Amo as manhãs. Da mesma forma que amo a vida. Só não sei dizer se aprecio a outra face da vida pois ainda não saboreei aquilo chamado morte.  Caso nela predominar a escuridão com certeza não gostarei do que na morte encontrarei. Mas, como ela é inevitável, não podemos nem ao menos protelá-la, ainda mais passar por ela ignorando-a, fazendo de conta de que a vida se resume nos dias e nas noites. Mas sim uma noite eterna. Quando dormiremos até quando um dia, tomara que a ressureição exista. E através dela seremos capazes de viver de novo.

Mais uma manhã, das tantas que tenho experimentado, acordei no dia de hoje. Logo chega o Natal. Logo mais o ano se despede.

Mais uma vez indago: quantas manhãs me estão reservadas? Quantos sois serei capaz de ver. Na planura do horizonte. Entre nuvens ralas como aquelas que no dia de hoje tentam empanar o brilho do sol.

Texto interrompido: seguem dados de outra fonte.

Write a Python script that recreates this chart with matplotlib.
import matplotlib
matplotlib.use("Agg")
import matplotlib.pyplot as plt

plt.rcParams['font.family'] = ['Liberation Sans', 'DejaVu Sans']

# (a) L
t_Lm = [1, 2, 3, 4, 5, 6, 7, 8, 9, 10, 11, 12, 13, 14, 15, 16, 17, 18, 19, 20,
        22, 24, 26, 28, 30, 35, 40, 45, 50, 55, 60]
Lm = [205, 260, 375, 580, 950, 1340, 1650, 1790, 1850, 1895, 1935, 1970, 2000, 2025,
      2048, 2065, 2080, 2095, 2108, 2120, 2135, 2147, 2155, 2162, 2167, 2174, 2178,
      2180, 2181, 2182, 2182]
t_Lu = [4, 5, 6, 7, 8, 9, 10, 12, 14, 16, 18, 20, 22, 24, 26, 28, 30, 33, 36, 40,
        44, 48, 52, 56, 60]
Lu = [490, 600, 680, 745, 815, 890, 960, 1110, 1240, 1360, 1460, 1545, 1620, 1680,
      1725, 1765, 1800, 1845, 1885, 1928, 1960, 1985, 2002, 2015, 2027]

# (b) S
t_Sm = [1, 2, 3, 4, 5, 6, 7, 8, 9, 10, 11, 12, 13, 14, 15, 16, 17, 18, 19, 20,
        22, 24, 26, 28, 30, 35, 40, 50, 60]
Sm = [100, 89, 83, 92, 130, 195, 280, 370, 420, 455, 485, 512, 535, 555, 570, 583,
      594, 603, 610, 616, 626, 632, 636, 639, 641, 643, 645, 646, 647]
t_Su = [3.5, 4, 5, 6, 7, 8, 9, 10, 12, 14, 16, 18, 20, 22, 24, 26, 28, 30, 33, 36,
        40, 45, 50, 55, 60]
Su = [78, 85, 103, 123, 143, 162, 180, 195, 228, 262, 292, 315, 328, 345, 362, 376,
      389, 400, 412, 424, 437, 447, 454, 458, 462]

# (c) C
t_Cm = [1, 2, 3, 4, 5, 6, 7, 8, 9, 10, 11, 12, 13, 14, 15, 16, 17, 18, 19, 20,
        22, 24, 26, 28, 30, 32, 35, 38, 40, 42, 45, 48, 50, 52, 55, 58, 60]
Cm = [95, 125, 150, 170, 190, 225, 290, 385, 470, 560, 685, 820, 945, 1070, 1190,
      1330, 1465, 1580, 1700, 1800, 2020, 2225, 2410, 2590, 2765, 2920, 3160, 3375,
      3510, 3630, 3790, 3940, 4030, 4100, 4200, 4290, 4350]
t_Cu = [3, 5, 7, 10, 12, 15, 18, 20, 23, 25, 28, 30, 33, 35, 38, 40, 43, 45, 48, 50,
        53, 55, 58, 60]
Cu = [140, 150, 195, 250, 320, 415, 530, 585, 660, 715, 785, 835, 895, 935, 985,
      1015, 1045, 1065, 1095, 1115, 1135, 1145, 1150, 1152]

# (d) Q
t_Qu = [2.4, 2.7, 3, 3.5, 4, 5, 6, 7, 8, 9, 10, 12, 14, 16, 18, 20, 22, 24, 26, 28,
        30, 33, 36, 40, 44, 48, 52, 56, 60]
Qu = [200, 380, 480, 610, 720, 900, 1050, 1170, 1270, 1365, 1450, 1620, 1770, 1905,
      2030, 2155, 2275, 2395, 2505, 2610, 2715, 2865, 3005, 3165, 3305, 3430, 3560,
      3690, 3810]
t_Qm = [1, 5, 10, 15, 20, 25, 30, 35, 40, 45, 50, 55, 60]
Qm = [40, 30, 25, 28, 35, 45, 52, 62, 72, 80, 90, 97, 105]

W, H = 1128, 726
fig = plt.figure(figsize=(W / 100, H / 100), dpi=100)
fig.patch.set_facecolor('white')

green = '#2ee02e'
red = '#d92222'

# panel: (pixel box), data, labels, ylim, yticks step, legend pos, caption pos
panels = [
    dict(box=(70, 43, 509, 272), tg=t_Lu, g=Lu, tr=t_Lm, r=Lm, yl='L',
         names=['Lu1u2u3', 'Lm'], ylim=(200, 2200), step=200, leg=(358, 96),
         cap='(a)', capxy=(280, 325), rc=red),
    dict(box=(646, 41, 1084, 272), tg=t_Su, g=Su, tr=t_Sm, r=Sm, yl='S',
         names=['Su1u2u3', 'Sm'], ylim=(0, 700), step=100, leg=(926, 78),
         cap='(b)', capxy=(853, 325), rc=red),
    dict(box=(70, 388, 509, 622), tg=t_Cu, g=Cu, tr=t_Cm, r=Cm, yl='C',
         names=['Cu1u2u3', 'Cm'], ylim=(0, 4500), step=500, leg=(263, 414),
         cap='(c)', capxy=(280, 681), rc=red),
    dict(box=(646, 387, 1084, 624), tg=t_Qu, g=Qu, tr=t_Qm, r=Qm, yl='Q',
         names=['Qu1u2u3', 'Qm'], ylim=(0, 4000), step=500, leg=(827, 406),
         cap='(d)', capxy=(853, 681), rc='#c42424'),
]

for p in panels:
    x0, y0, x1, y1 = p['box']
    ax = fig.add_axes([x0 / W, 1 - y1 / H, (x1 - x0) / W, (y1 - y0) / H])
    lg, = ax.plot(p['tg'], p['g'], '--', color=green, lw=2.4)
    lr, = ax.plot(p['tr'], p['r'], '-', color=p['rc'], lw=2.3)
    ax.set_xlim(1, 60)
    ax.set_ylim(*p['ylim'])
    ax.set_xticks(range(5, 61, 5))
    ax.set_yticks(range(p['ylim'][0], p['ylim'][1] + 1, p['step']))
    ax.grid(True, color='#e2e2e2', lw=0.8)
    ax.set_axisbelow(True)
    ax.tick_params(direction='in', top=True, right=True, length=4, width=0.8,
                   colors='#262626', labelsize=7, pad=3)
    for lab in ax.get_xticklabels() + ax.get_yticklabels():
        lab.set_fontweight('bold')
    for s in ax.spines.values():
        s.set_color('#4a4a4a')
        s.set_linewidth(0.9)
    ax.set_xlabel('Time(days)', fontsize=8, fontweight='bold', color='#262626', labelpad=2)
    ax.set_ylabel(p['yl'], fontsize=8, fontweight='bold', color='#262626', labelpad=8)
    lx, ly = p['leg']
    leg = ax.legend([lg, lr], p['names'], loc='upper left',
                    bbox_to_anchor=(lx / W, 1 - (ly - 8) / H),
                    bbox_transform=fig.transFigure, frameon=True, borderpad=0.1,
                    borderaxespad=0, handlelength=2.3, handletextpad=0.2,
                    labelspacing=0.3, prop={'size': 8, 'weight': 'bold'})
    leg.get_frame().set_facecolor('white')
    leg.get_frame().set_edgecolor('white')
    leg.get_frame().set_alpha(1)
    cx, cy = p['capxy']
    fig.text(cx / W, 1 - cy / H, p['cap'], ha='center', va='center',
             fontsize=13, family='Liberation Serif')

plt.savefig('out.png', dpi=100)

Mais uma manhã desci a rua. Era bem cedo. Antes das sete da manhã. Agora são quase sete e alguns minutos antes dos doze. Restam-me apenas mais de meia hora para começar a atender os pacientes que estão agendados para a manhã de hoje. A tarde virão mais.

Não vou tirar férias no meu consultório. No máximo alguns dias me reservarei para ficar contando as horas para outro dia nascer. Com a intempestividade de que sou dotado não consigo ficar no ócio. Os dias não foram feitos para descansar. Reservo-me no direito de só pensar no descanso após a morte. No dia quando ela chegar.

Mais uma manhã me recebeu com sua claridade maiúscula. Do lado de fora da minha janela o sol brilha com média intensidade. Mais tarde creio que vai esquentar.

Ainda não estamos no verão. Experimentamos a luz da primavera. Com temperaturas amenas. Poder-se-ia dizer que durante as manhãs faz um certo frio. Mas, ao dobrar o dia, a partir do meio do dia, o calor nos convida a piscinar.

Aos sessenta e nove anos vivo uma nova manhã. Mais uma. Quantas mais serão? Quantos dias mais estarei por aqui? Espero, desde que tenha saúde, clarividência, puder decidir por mim mesmo o que desejo, para onde vou, se vou, se retrocedo, que anos e anos me esperem.

Como tenho esperado o despertar das manhãs. Que me fazem tão bem. Acordar cedo, caminhar um pouquinho até onde estou, confabular com meu computador, quase um desafio, para tentar provar a mim mesmo que estou vivo. E bem cônscio do que sou

Já vivi tantas manhãs, tantos dias, tantos anos, que me diria leviano se dissesse que passei minha vida em brancas nuvens. Alguns dias as nuvens estavam cinzentas. O céu azul não se mostrava. Nem o brilho do sol se podia ver.

Espero, que daqui em diante, ainda possa escrever com a mesma constância. Que possa caminhar distâncias infinitas. Já que a finitude de minha vida não é possível, que pelo menos possa pensar na vida enquanto a morte não chega. Com a mesma alegria do meu neto que sorri por qualquer coisa.

Hoje, dez de dezembro, mais uma manhã me foi dada de presente.

O maior presente que gostaria de ganhar, nestas festas de fim de ano, por certo será saborear milhares de manhãs. Não apenas mais umazinha só. E sim uma infinitude de manhãs, como esta, segunda-feira, tão felizes quanto esta. E que elas sejam estendidas a todos vocês, que comungam, como eu, da mesma alegria de viver.